**Aim**
Produce an exact transcription of the listing below, omitting the pictures.
==========
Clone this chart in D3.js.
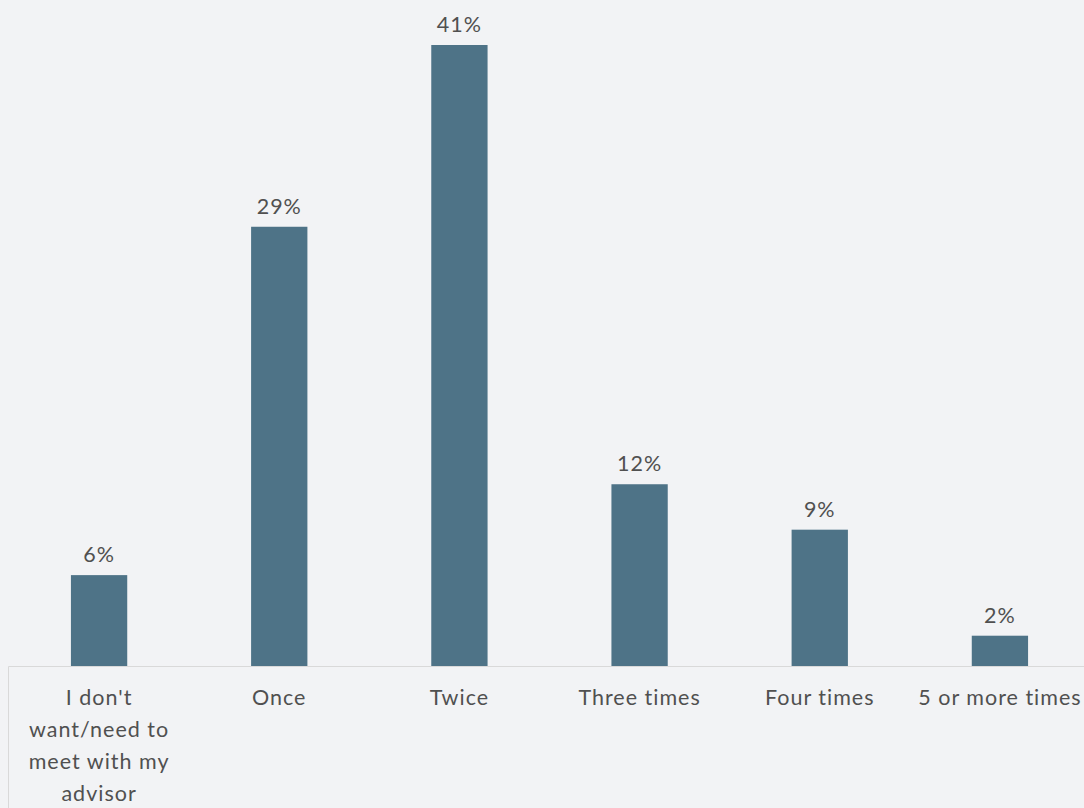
<!DOCTYPE html>
<html>
<head>
<meta charset="utf-8">
<script src="https://cdn.jsdelivr.net/npm/d3@7"></script>
<style>
  html, body { margin: 0; padding: 0; background: #f2f3f5; }
  svg { display: block; }
  text { font-family: Lato, "Open Sans", sans-serif; fill: #505050; letter-spacing: 1px; }
</style>
</head>
<body>
<svg id="chart" width="1084" height="808"></svg>
<script>
// Advisor meeting frequency: share of respondents (%)
const categories = [
  "I don't want/need to meet with my advisor",
  "Once",
  "Twice",
  "Three times",
  "Four times",
  "5 or more times"
];
const values = [6, 29, 41, 12, 9, 2];

const width = 1084, height = 808;
const baseline = 666;
const fontSize = 21.5;
const svg = d3.select("#chart");

const x = d3.scaleBand()
  .domain(categories)
  .range([9, 1090])
  .paddingInner(0.6875)
  .paddingOuter(0.34375);

const y = d3.scaleLinear()
  .domain([0, 41])
  .range([baseline, 45]);

// bars
svg.append("g")
  .selectAll("rect")
  .data(values)
  .join("rect")
  .attr("x", (d, i) => x(categories[i]))
  .attr("y", d => y(d))
  .attr("width", x.bandwidth())
  .attr("height", d => y(0) - y(d))
  .attr("fill", "#4e7387");

// value labels
svg.append("g")
  .selectAll("text")
  .data(values)
  .join("text")
  .attr("x", (d, i) => x(categories[i]) + x.bandwidth() / 2)
  .attr("y", d => y(d) - 13)
  .attr("text-anchor", "middle")
  .attr("font-size", fontSize)
  .text(d => d + "%");

// category axis
const axis = d3.axisBottom(x).tickSize(0).tickPadding(0);
const gx = svg.append("g")
  .attr("transform", `translate(0,${baseline})`)
  .call(axis);
gx.select(".domain").remove();
gx.selectAll(".tick text")
  .attr("font-size", fontSize)
  .attr("fill", "#505050")
  .attr("font-family", "Lato, 'Open Sans', sans-serif")
  .attr("dy", null)
  .attr("y", 39)
  .call(wrap, 172);

svg.append("line")
  .attr("x1", 8.5).attr("x2", width)
  .attr("y1", baseline + 0.5).attr("y2", baseline + 0.5)
  .attr("stroke", "#d9d9d9").attr("stroke-width", 1);
svg.append("line")
  .attr("x1", 8.5).attr("x2", 8.5)
  .attr("y1", baseline + 0.5).attr("y2", height)
  .attr("stroke", "#d9d9d9").attr("stroke-width", 1);

function wrap(texts, maxWidth) {
  texts.each(function () {
    const t = d3.select(this);
    const words = t.text().split(/\s+/);
    const y0 = +t.attr("y");
    t.text(null);
    let line = [];
    let lineNo = 0;
    let tspan = t.append("tspan").attr("x", 0).attr("y", y0);
    for (const w of words) {
      line.push(w);
      tspan.text(line.join(" "));
      if (tspan.node().getComputedTextLength() > maxWidth && line.length > 1) {
        line.pop();
        tspan.text(line.join(" "));
        line = [w];
        lineNo++;
        tspan = t.append("tspan").attr("x", 0).attr("y", y0 + lineNo * 32).text(w);
      }
    }
  });
}
</script>
</body>
</html>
==========
**Solution below**
Clone this chart in D3.js.
<!DOCTYPE html>
<html>
<head>
<meta charset="utf-8">
<script src="https://cdn.jsdelivr.net/npm/d3@7"></script>
<style>
  html, body { margin: 0; padding: 0; background: #f2f3f5; }
  svg { display: block; }
  text { font-family: Lato, "Open Sans", sans-serif; fill: #505050; letter-spacing: 1px; }
</style>
</head>
<body>
<svg id="chart" width="1084" height="808"></svg>
<script>
// Advisor meeting frequency: share of respondents (%)
const categories = [
  "I don't want/need to meet with my advisor",
  "Once",
  "Twice",
  "Three times",
  "Four times",
  "5 or more times"
];
const values = [6, 29, 41, 12, 9, 2];

const width = 1084, height = 808;
const baseline = 666;
const fontSize = 21.5;
const svg = d3.select("#chart");

const x = d3.scaleBand()
  .domain(categories)
  .range([9, 1090])
  .paddingInner(0.6875)
  .paddingOuter(0.34375);

const y = d3.scaleLinear()
  .domain([0, 41])
  .range([baseline, 45]);

// bars
svg.append("g")
  .selectAll("rect")
  .data(values)
  .join("rect")
  .attr("x", (d, i) => x(categories[i]))
  .attr("y", d => y(d))
  .attr("width", x.bandwidth())
  .attr("height", d => y(0) - y(d))
  .attr("fill", "#4e7387");

// value labels
svg.append("g")
  .selectAll("text")
  .data(values)
  .join("text")
  .attr("x", (d, i) => x(categories[i]) + x.bandwidth() / 2)
  .attr("y", d => y(d) - 13)
  .attr("text-anchor", "middle")
  .attr("font-size", fontSize)
  .text(d => d + "%");

// category axis
const axis = d3.axisBottom(x).tickSize(0).tickPadding(0);
const gx = svg.append("g")
  .attr("transform", `translate(0,${baseline})`)
  .call(axis);
gx.select(".domain").remove();
gx.selectAll(".tick text")
  .attr("font-size", fontSize)
  .attr("fill", "#505050")
  .attr("font-family", "Lato, 'Open Sans', sans-serif")
  .attr("dy", null)
  .attr("y", 39)
  .call(wrap, 172);

svg.append("line")
  .attr("x1", 8.5).attr("x2", width)
  .attr("y1", baseline + 0.5).attr("y2", baseline + 0.5)
  .attr("stroke", "#d9d9d9").attr("stroke-width", 1);
svg.append("line")
  .attr("x1", 8.5).attr("x2", 8.5)
  .attr("y1", baseline + 0.5).attr("y2", height)
  .attr("stroke", "#d9d9d9").attr("stroke-width", 1);

function wrap(texts, maxWidth) {
  texts.each(function () {
    const t = d3.select(this);
    const words = t.text().split(/\s+/);
    const y0 = +t.attr("y");
    t.text(null);
    let line = [];
    let lineNo = 0;
    let tspan = t.append("tspan").attr("x", 0).attr("y", y0);
    for (const w of words) {
      line.push(w);
      tspan.text(line.join(" "));
      if (tspan.node().getComputedTextLength() > maxWidth && line.length > 1) {
        line.pop();
        tspan.text(line.join(" "));
        line = [w];
        lineNo++;
        tspan = t.append("tspan").attr("x", 0).attr("y", y0 + lineNo * 32).text(w);
      }
    }
  });
}
</script>
</body>
</html>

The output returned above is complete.